Bit strange I know, but I'd really, really appreciate an insight in to how my own marriage should be.

Thanks :-)

DH and I have been together 15 years, and I love our relationship. No, it's not perfect, it takes some work and tilts slightly off-track sometimes. But when it does, we talk, we listen, we fix it, and we're stronger as a result.

Here are the main things that define our relationship for me:
Respect
Support
Comfort

We are absolutely a partnership. We share all responsibilities; financial, childcare, domestic. We back each other up with regards disciplining the DC, even if we don't agree - that is something to discuss later in private.

Both of us pick up the slack for each other if one of us is having to deal with extra pressure at work. Likewise, we both agree that we can use the other to blame as an excuse to get out of doing things we don't want to, ie "sorry boss, I can't house-sit your chickens this weekend, the wife needs me to file down her sister's hamster's toenails".

Most importantly, I can be utterly relaxed and absolutely myself around my DH. His company is my sanctuary, he is my rock and my comfort. If I need to talk, he listens. If I need to be alone, he understands and doesn't take it personally. If I had to change any part of who I am to be with him, then he wouldn't be the one for me. Of course there are things about me that he doesn't 100% like, and vice versa. But neither of us would dream to trying to change those few tiny things, because a) they're such small things in the overall awesome package and b) any changes would mean that person wouldn't be the person we love any more.

So it boils down to this. We love each other exactly for who we are. Not only under certain circumstances, in certain moods, only when sober or when work isn't stressful. Always and absolutely.

I trust him with my life, my soul, my children and my future. As he does me.

sparklekitty Sun 25-Aug-13 08:40:12

We speak to each other pleasantly, try very hard not to be snappy (which is hard with a non sleeping baby) but call each other on it and apologise if we do.

We're lucky that we enjoy the same TV, films etc so not much compromise needed. However, I'll often suggest he watches his gardeners world while I faff etc. He appreciates it rather than just thinking it's his right.

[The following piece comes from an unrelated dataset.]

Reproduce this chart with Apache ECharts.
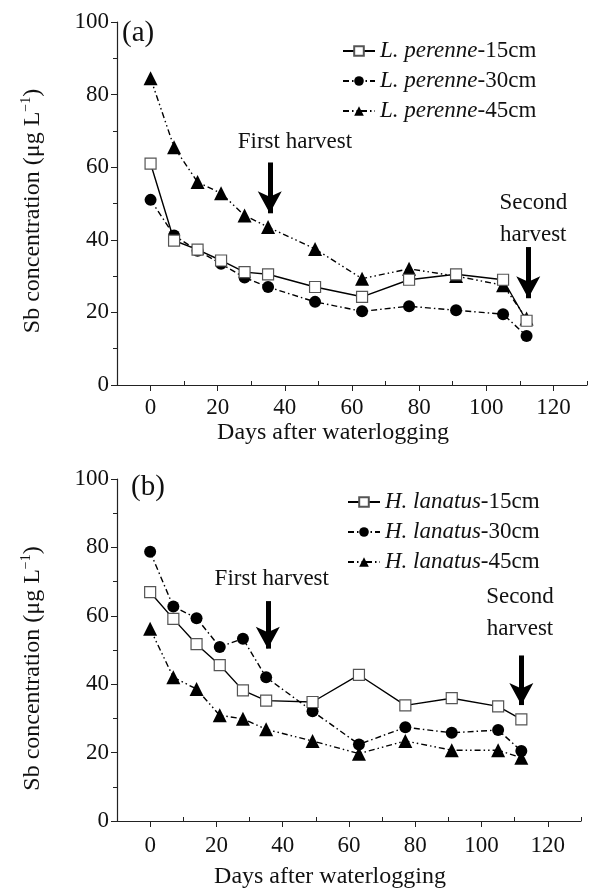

I guess we try to put each other first but don't always accept the offer iyswim.

My DH works long shifts in a hard job so when we do have time together we try to spend it doing something we both enjoy, more baby centred now our DD is here smile We always split the housework etc half half while to other looks after the baby. He never expects housework etc to be done while he's working as he seeings looking after my DD as my 'job' while he's working. The housework gets done when he's off.

It's hard to put into words. I've been in a few abusive relationships in my past, its just different, more thoughtful, treat each other like we care I guess.